◆ WRITTEN EXERCISE ◆
Go through the data below and copy it exactly, skipping every picture.

◆ PROVIDED MATERIAL ◆
[start]

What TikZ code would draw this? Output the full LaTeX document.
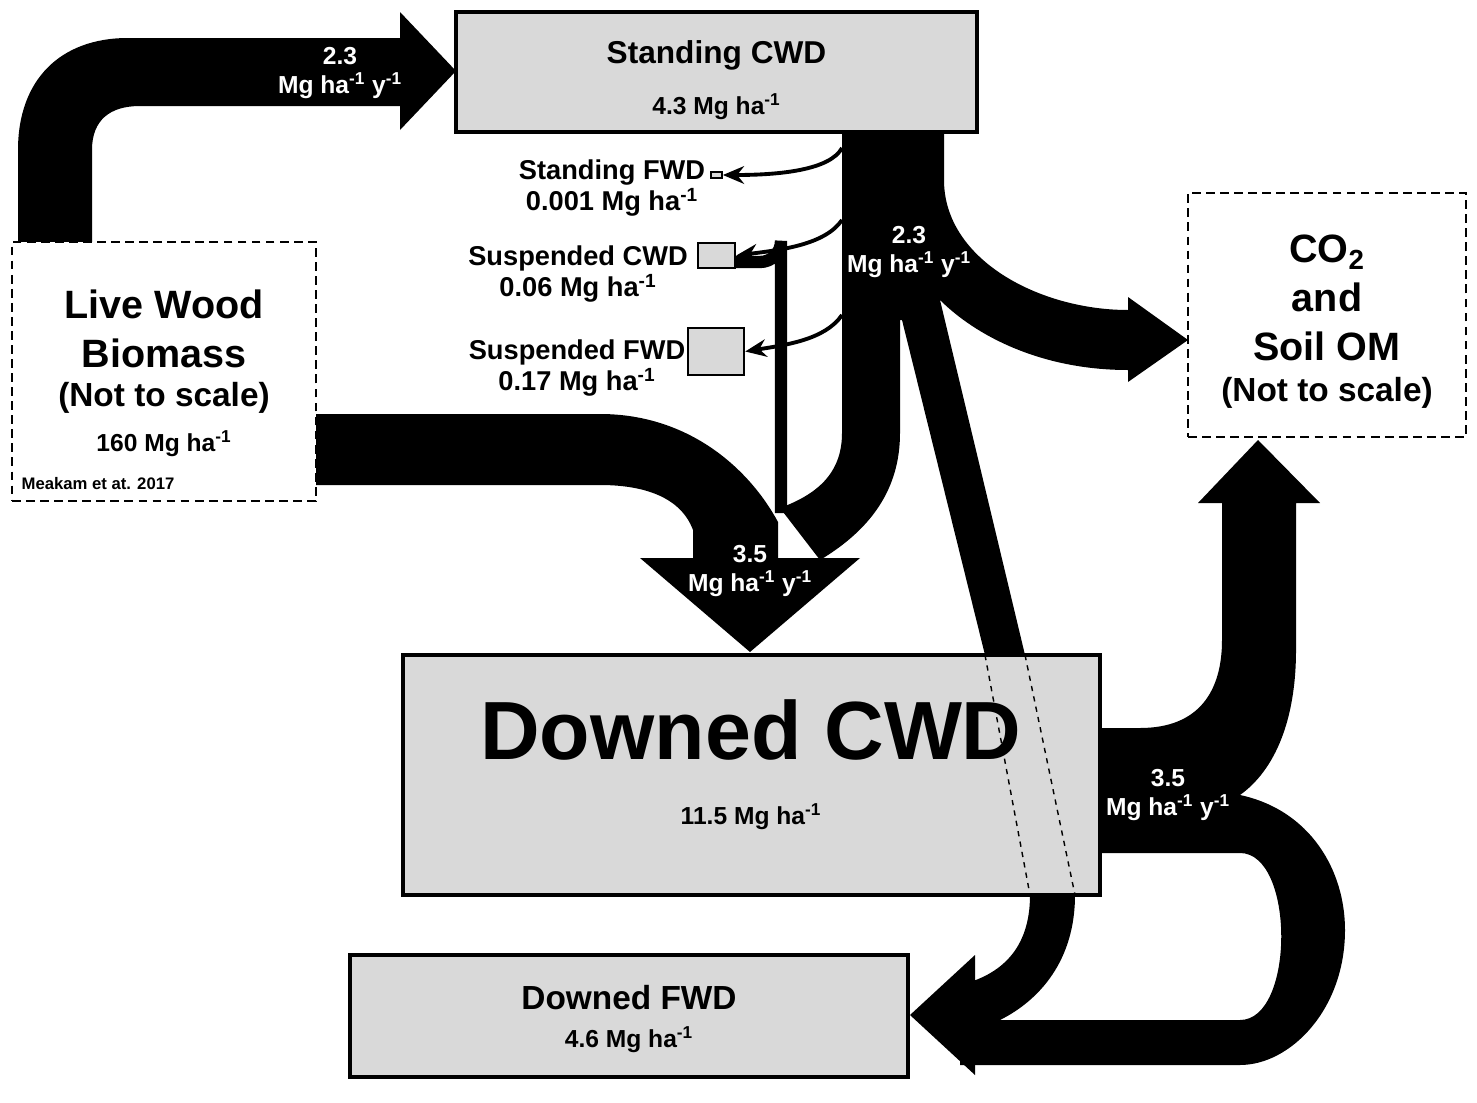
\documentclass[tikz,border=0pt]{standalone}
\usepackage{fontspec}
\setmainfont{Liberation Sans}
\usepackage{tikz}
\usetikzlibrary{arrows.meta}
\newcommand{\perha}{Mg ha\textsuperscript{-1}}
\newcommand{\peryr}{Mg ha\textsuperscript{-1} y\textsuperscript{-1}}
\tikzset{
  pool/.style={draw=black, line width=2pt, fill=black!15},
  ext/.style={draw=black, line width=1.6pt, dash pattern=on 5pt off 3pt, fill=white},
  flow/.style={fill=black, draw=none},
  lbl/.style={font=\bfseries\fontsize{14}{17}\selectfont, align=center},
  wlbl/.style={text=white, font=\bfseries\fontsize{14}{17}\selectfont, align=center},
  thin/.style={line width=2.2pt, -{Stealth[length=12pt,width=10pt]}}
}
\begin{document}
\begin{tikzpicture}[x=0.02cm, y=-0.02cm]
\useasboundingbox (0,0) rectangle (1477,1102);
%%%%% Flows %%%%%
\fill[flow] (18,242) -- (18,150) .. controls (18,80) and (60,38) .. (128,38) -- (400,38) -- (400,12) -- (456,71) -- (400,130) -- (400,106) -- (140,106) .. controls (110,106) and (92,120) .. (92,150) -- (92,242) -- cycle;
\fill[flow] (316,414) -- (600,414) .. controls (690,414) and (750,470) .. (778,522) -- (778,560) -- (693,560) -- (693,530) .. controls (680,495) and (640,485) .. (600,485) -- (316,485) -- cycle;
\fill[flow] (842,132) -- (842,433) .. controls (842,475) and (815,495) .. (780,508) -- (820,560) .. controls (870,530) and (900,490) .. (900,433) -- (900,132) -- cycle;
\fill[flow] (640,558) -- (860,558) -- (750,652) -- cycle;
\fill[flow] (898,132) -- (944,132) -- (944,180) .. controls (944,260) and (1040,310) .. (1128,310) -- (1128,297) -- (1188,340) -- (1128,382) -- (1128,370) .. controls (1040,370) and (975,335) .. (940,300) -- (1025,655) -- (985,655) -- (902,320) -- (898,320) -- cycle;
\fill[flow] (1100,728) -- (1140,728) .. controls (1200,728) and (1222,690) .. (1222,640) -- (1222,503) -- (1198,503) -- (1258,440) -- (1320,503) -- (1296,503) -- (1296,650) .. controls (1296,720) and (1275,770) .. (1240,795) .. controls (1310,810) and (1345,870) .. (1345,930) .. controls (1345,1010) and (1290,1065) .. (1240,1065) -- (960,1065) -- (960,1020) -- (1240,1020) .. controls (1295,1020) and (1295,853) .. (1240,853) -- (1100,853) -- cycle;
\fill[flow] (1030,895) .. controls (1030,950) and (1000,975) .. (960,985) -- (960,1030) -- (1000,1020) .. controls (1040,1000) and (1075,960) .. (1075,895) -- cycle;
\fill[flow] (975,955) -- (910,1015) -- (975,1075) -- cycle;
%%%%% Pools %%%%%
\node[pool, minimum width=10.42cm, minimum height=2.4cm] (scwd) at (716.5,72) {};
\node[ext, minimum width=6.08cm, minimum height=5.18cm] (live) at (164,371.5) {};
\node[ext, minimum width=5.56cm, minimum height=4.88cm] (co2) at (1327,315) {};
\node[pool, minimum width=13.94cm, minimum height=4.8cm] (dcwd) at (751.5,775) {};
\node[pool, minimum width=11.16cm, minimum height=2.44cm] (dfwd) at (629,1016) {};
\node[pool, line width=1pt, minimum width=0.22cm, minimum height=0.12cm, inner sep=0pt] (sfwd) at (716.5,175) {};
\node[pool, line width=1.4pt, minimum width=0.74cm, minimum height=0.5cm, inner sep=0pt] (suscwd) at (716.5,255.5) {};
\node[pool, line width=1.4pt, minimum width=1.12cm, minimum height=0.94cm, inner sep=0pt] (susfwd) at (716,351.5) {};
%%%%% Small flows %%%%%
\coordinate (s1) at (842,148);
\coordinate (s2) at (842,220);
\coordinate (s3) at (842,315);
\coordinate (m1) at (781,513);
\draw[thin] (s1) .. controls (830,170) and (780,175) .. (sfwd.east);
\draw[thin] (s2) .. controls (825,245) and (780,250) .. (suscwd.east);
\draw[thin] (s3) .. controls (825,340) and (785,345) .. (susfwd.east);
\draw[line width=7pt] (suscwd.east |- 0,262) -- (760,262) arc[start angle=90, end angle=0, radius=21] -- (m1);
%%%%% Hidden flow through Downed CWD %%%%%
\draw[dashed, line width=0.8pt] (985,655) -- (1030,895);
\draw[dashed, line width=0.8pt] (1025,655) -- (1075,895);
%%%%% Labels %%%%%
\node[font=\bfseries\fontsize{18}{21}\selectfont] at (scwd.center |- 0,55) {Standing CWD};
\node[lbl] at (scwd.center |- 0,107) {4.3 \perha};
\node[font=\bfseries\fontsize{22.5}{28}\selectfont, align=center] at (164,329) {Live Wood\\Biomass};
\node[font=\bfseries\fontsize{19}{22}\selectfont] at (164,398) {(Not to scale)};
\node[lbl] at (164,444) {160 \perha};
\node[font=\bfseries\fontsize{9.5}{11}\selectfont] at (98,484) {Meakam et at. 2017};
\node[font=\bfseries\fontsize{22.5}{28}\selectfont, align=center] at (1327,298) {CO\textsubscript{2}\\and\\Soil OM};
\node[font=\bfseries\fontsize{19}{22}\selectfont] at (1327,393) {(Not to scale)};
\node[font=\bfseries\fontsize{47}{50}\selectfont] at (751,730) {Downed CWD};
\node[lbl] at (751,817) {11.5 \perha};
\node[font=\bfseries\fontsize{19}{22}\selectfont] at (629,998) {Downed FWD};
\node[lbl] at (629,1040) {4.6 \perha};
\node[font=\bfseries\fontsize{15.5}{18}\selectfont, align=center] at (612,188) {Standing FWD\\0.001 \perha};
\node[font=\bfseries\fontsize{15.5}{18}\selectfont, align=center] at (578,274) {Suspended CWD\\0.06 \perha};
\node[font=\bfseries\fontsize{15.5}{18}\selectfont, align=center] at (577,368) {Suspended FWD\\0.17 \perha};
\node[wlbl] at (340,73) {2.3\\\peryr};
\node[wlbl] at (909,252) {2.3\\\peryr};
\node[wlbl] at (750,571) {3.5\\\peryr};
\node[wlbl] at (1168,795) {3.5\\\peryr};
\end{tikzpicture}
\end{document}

[end]

◆ EXERCISE ANSWER ◆
What TikZ code would draw this? Output the full LaTeX document.
\documentclass[tikz,border=0pt]{standalone}
\usepackage{fontspec}
\setmainfont{Liberation Sans}
\usepackage{tikz}
\usetikzlibrary{arrows.meta}
\newcommand{\perha}{Mg ha\textsuperscript{-1}}
\newcommand{\peryr}{Mg ha\textsuperscript{-1} y\textsuperscript{-1}}
\tikzset{
  pool/.style={draw=black, line width=2pt, fill=black!15},
  ext/.style={draw=black, line width=1.6pt, dash pattern=on 5pt off 3pt, fill=white},
  flow/.style={fill=black, draw=none},
  lbl/.style={font=\bfseries\fontsize{14}{17}\selectfont, align=center},
  wlbl/.style={text=white, font=\bfseries\fontsize{14}{17}\selectfont, align=center},
  thin/.style={line width=2.2pt, -{Stealth[length=12pt,width=10pt]}}
}
\begin{document}
\begin{tikzpicture}[x=0.02cm, y=-0.02cm]
\useasboundingbox (0,0) rectangle (1477,1102);
%%%%% Flows %%%%%
\fill[flow] (18,242) -- (18,150) .. controls (18,80) and (60,38) .. (128,38) -- (400,38) -- (400,12) -- (456,71) -- (400,130) -- (400,106) -- (140,106) .. controls (110,106) and (92,120) .. (92,150) -- (92,242) -- cycle;
\fill[flow] (316,414) -- (600,414) .. controls (690,414) and (750,470) .. (778,522) -- (778,560) -- (693,560) -- (693,530) .. controls (680,495) and (640,485) .. (600,485) -- (316,485) -- cycle;
\fill[flow] (842,132) -- (842,433) .. controls (842,475) and (815,495) .. (780,508) -- (820,560) .. controls (870,530) and (900,490) .. (900,433) -- (900,132) -- cycle;
\fill[flow] (640,558) -- (860,558) -- (750,652) -- cycle;
\fill[flow] (898,132) -- (944,132) -- (944,180) .. controls (944,260) and (1040,310) .. (1128,310) -- (1128,297) -- (1188,340) -- (1128,382) -- (1128,370) .. controls (1040,370) and (975,335) .. (940,300) -- (1025,655) -- (985,655) -- (902,320) -- (898,320) -- cycle;
\fill[flow] (1100,728) -- (1140,728) .. controls (1200,728) and (1222,690) .. (1222,640) -- (1222,503) -- (1198,503) -- (1258,440) -- (1320,503) -- (1296,503) -- (1296,650) .. controls (1296,720) and (1275,770) .. (1240,795) .. controls (1310,810) and (1345,870) .. (1345,930) .. controls (1345,1010) and (1290,1065) .. (1240,1065) -- (960,1065) -- (960,1020) -- (1240,1020) .. controls (1295,1020) and (1295,853) .. (1240,853) -- (1100,853) -- cycle;
\fill[flow] (1030,895) .. controls (1030,950) and (1000,975) .. (960,985) -- (960,1030) -- (1000,1020) .. controls (1040,1000) and (1075,960) .. (1075,895) -- cycle;
\fill[flow] (975,955) -- (910,1015) -- (975,1075) -- cycle;
%%%%% Pools %%%%%
\node[pool, minimum width=10.42cm, minimum height=2.4cm] (scwd) at (716.5,72) {};
\node[ext, minimum width=6.08cm, minimum height=5.18cm] (live) at (164,371.5) {};
\node[ext, minimum width=5.56cm, minimum height=4.88cm] (co2) at (1327,315) {};
\node[pool, minimum width=13.94cm, minimum height=4.8cm] (dcwd) at (751.5,775) {};
\node[pool, minimum width=11.16cm, minimum height=2.44cm] (dfwd) at (629,1016) {};
\node[pool, line width=1pt, minimum width=0.22cm, minimum height=0.12cm, inner sep=0pt] (sfwd) at (716.5,175) {};
\node[pool, line width=1.4pt, minimum width=0.74cm, minimum height=0.5cm, inner sep=0pt] (suscwd) at (716.5,255.5) {};
\node[pool, line width=1.4pt, minimum width=1.12cm, minimum height=0.94cm, inner sep=0pt] (susfwd) at (716,351.5) {};
%%%%% Small flows %%%%%
\coordinate (s1) at (842,148);
\coordinate (s2) at (842,220);
\coordinate (s3) at (842,315);
\coordinate (m1) at (781,513);
\draw[thin] (s1) .. controls (830,170) and (780,175) .. (sfwd.east);
\draw[thin] (s2) .. controls (825,245) and (780,250) .. (suscwd.east);
\draw[thin] (s3) .. controls (825,340) and (785,345) .. (susfwd.east);
\draw[line width=7pt] (suscwd.east |- 0,262) -- (760,262) arc[start angle=90, end angle=0, radius=21] -- (m1);
%%%%% Hidden flow through Downed CWD %%%%%
\draw[dashed, line width=0.8pt] (985,655) -- (1030,895);
\draw[dashed, line width=0.8pt] (1025,655) -- (1075,895);
%%%%% Labels %%%%%
\node[font=\bfseries\fontsize{18}{21}\selectfont] at (scwd.center |- 0,55) {Standing CWD};
\node[lbl] at (scwd.center |- 0,107) {4.3 \perha};
\node[font=\bfseries\fontsize{22.5}{28}\selectfont, align=center] at (164,329) {Live Wood\\Biomass};
\node[font=\bfseries\fontsize{19}{22}\selectfont] at (164,398) {(Not to scale)};
\node[lbl] at (164,444) {160 \perha};
\node[font=\bfseries\fontsize{9.5}{11}\selectfont] at (98,484) {Meakam et at. 2017};
\node[font=\bfseries\fontsize{22.5}{28}\selectfont, align=center] at (1327,298) {CO\textsubscript{2}\\and\\Soil OM};
\node[font=\bfseries\fontsize{19}{22}\selectfont] at (1327,393) {(Not to scale)};
\node[font=\bfseries\fontsize{47}{50}\selectfont] at (751,730) {Downed CWD};
\node[lbl] at (751,817) {11.5 \perha};
\node[font=\bfseries\fontsize{19}{22}\selectfont] at (629,998) {Downed FWD};
\node[lbl] at (629,1040) {4.6 \perha};
\node[font=\bfseries\fontsize{15.5}{18}\selectfont, align=center] at (612,188) {Standing FWD\\0.001 \perha};
\node[font=\bfseries\fontsize{15.5}{18}\selectfont, align=center] at (578,274) {Suspended CWD\\0.06 \perha};
\node[font=\bfseries\fontsize{15.5}{18}\selectfont, align=center] at (577,368) {Suspended FWD\\0.17 \perha};
\node[wlbl] at (340,73) {2.3\\\peryr};
\node[wlbl] at (909,252) {2.3\\\peryr};
\node[wlbl] at (750,571) {3.5\\\peryr};
\node[wlbl] at (1168,795) {3.5\\\peryr};
\end{tikzpicture}
\end{document}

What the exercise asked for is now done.